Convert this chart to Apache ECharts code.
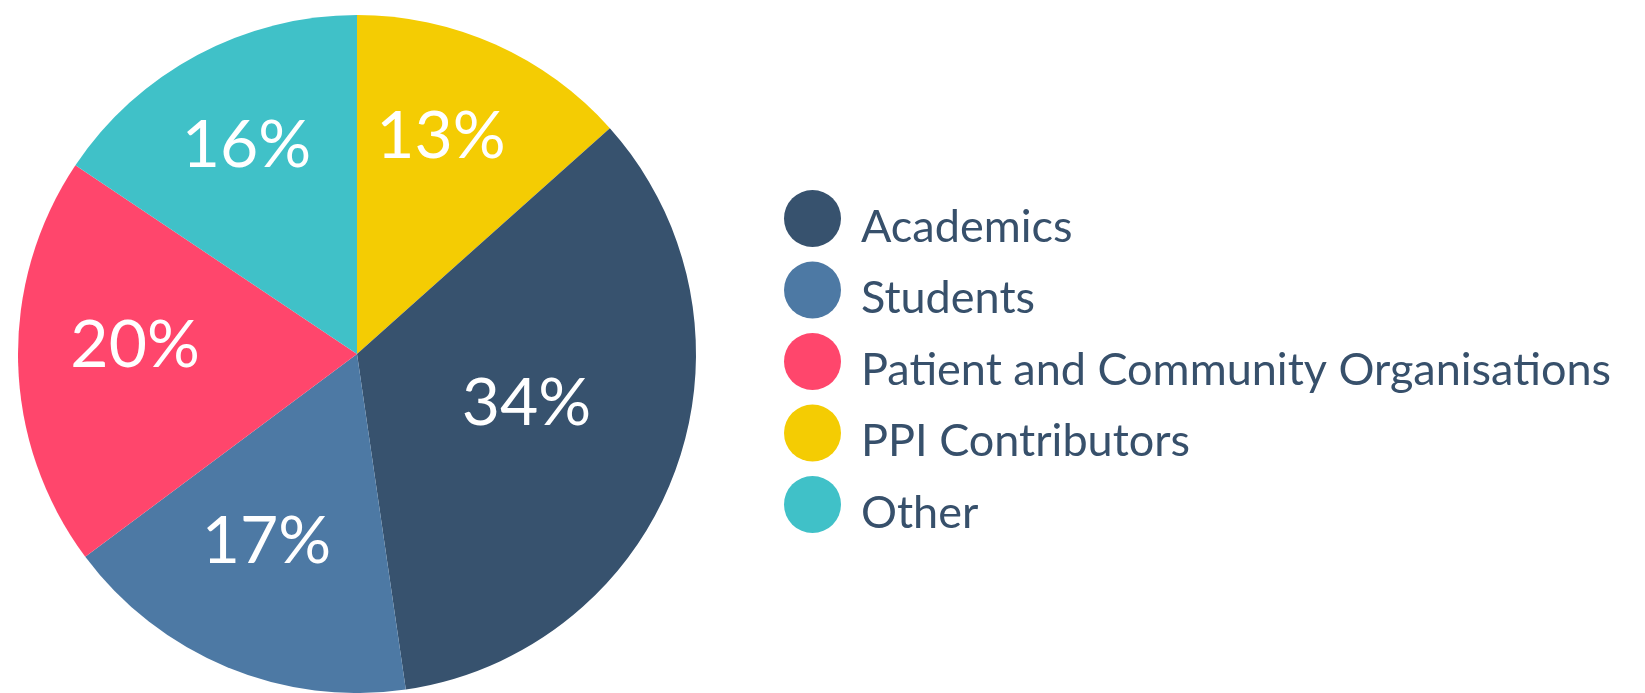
<!DOCTYPE html>
<html>
<head>
<meta charset="utf-8">
<script src="https://cdn.jsdelivr.net/npm/echarts@6/dist/echarts.min.js"></script>
<style>
  html, body { margin: 0; padding: 0; background: #fff; }
  #chart { width: 1645px; height: 693px; }
</style>
</head>
<body>
<div id="chart"></div>
<script>
// slices clockwise from 12 o'clock
const categories = ["PPI Contributors", "Academics", "Students", "Patient and Community Organisations", "Other"];
const shares = [13.4, 34.3, 17.1, 19.6, 15.6];
const sliceColors = ["#f4cc03", "#37526e", "#4d79a4", "#ff466c", "#40c1c8"];
const legendOrder = ["Academics", "Students", "Patient and Community Organisations", "PPI Contributors", "Other"];

const pieRadius = 339;
const startAngle = 90;

// the percentages sit on each slice's centroid, not at half radius
const total = shares.reduce(function (a, b) { return a + b; }, 0);
function centroidShift(idx) {
  let before = 0;
  for (let i = 0; i < idx; i++) before += shares[i];
  let span = (shares[idx] / total) * 2 * Math.PI;
  let mid = (startAngle * Math.PI) / 180 - (before / total) * 2 * Math.PI - span / 2;
  let dist = (4 * pieRadius * Math.sin(span / 2)) / (3 * span);
  let shift = dist - pieRadius / 2;
  return { dx: shift * Math.cos(mid), dy: -shift * Math.sin(mid) };
}

const pieData = categories.map(function (name, i) {
  return { name: name, value: shares[i], itemStyle: { color: sliceColors[i] } };
});

const myChart = echarts.init(document.getElementById("chart"));
myChart.setOption({
  animation: false,
  legend: {
    orient: "vertical",
    left: 779,
    top: 185,
    icon: "circle",
    itemWidth: 57,
    itemHeight: 57,
    itemGap: 12,
    selectedMode: false,
    data: legendOrder,
    formatter: "{t|{name}}",
    textStyle: {
      rich: {
        t: {
          fontFamily: "Lato",
          fontSize: 45,
          color: "#37506b",
          padding: [17, 0, 0, 15],
        },
      },
    },
  },
  series: [
    {
      type: "pie",
      center: [357, 354],
      radius: [0, pieRadius],
      startAngle: startAngle,
      clockwise: true,
      silent: true,
      label: {
        show: true,
        position: "inside",
        formatter: function (p) {
          return "{p|" + Math.round(p.percent) + "%}";
        },
        rich: {
          p: {
            fontFamily: "Lato",
            fontSize: 66,
            color: "#ffffff",
            padding: [0, 14, 28, 0],
          },
        },
      },
      labelLine: { show: false },
      labelLayout: function (params) {
        return centroidShift(params.dataIndex);
      },
      data: pieData,
    },
  ],
});
</script>
</body>
</html>
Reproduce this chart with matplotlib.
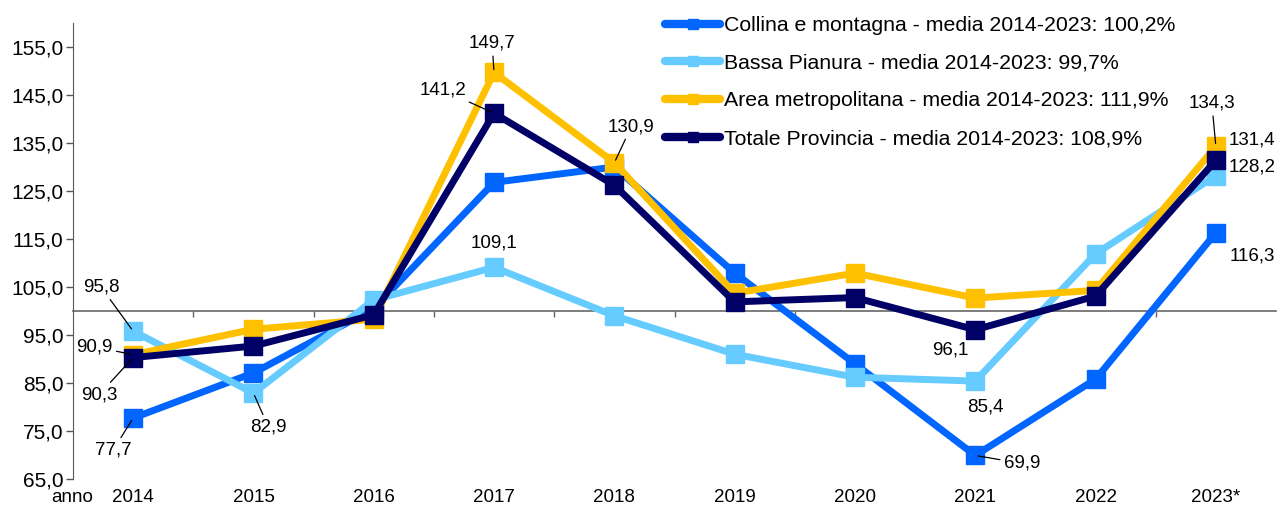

- Exercise objective -
Give back the entries verbatim. Do not include any picture.

- Exercise result -
Convert this chart to Apache ECharts code.
<!DOCTYPE html>
<html>
<head>
<meta charset="utf-8">
<script src="https://cdn.jsdelivr.net/npm/echarts@6/dist/echarts.min.js"></script>
<style>
  html, body { margin: 0; padding: 0; background: #fff; }
  #chart { width: 1645px; height: 693px; }
</style>
</head>
<body>
<div id="chart"></div>
<script>
// slices clockwise from 12 o'clock
const categories = ["PPI Contributors", "Academics", "Students", "Patient and Community Organisations", "Other"];
const shares = [13.4, 34.3, 17.1, 19.6, 15.6];
const sliceColors = ["#f4cc03", "#37526e", "#4d79a4", "#ff466c", "#40c1c8"];
const legendOrder = ["Academics", "Students", "Patient and Community Organisations", "PPI Contributors", "Other"];

const pieRadius = 339;
const startAngle = 90;

// the percentages sit on each slice's centroid, not at half radius
const total = shares.reduce(function (a, b) { return a + b; }, 0);
function centroidShift(idx) {
  let before = 0;
  for (let i = 0; i < idx; i++) before += shares[i];
  let span = (shares[idx] / total) * 2 * Math.PI;
  let mid = (startAngle * Math.PI) / 180 - (before / total) * 2 * Math.PI - span / 2;
  let dist = (4 * pieRadius * Math.sin(span / 2)) / (3 * span);
  let shift = dist - pieRadius / 2;
  return { dx: shift * Math.cos(mid), dy: -shift * Math.sin(mid) };
}

const pieData = categories.map(function (name, i) {
  return { name: name, value: shares[i], itemStyle: { color: sliceColors[i] } };
});

const myChart = echarts.init(document.getElementById("chart"));
myChart.setOption({
  animation: false,
  legend: {
    orient: "vertical",
    left: 779,
    top: 185,
    icon: "circle",
    itemWidth: 57,
    itemHeight: 57,
    itemGap: 12,
    selectedMode: false,
    data: legendOrder,
    formatter: "{t|{name}}",
    textStyle: {
      rich: {
        t: {
          fontFamily: "Lato",
          fontSize: 45,
          color: "#37506b",
          padding: [17, 0, 0, 15],
        },
      },
    },
  },
  series: [
    {
      type: "pie",
      center: [357, 354],
      radius: [0, pieRadius],
      startAngle: startAngle,
      clockwise: true,
      silent: true,
      label: {
        show: true,
        position: "inside",
        formatter: function (p) {
          return "{p|" + Math.round(p.percent) + "%}";
        },
        rich: {
          p: {
            fontFamily: "Lato",
            fontSize: 66,
            color: "#ffffff",
            padding: [0, 14, 28, 0],
          },
        },
      },
      labelLine: { show: false },
      labelLayout: function (params) {
        return centroidShift(params.dataIndex);
      },
      data: pieData,
    },
  ],
});
</script>
</body>
</html>
Reproduce this chart with matplotlib.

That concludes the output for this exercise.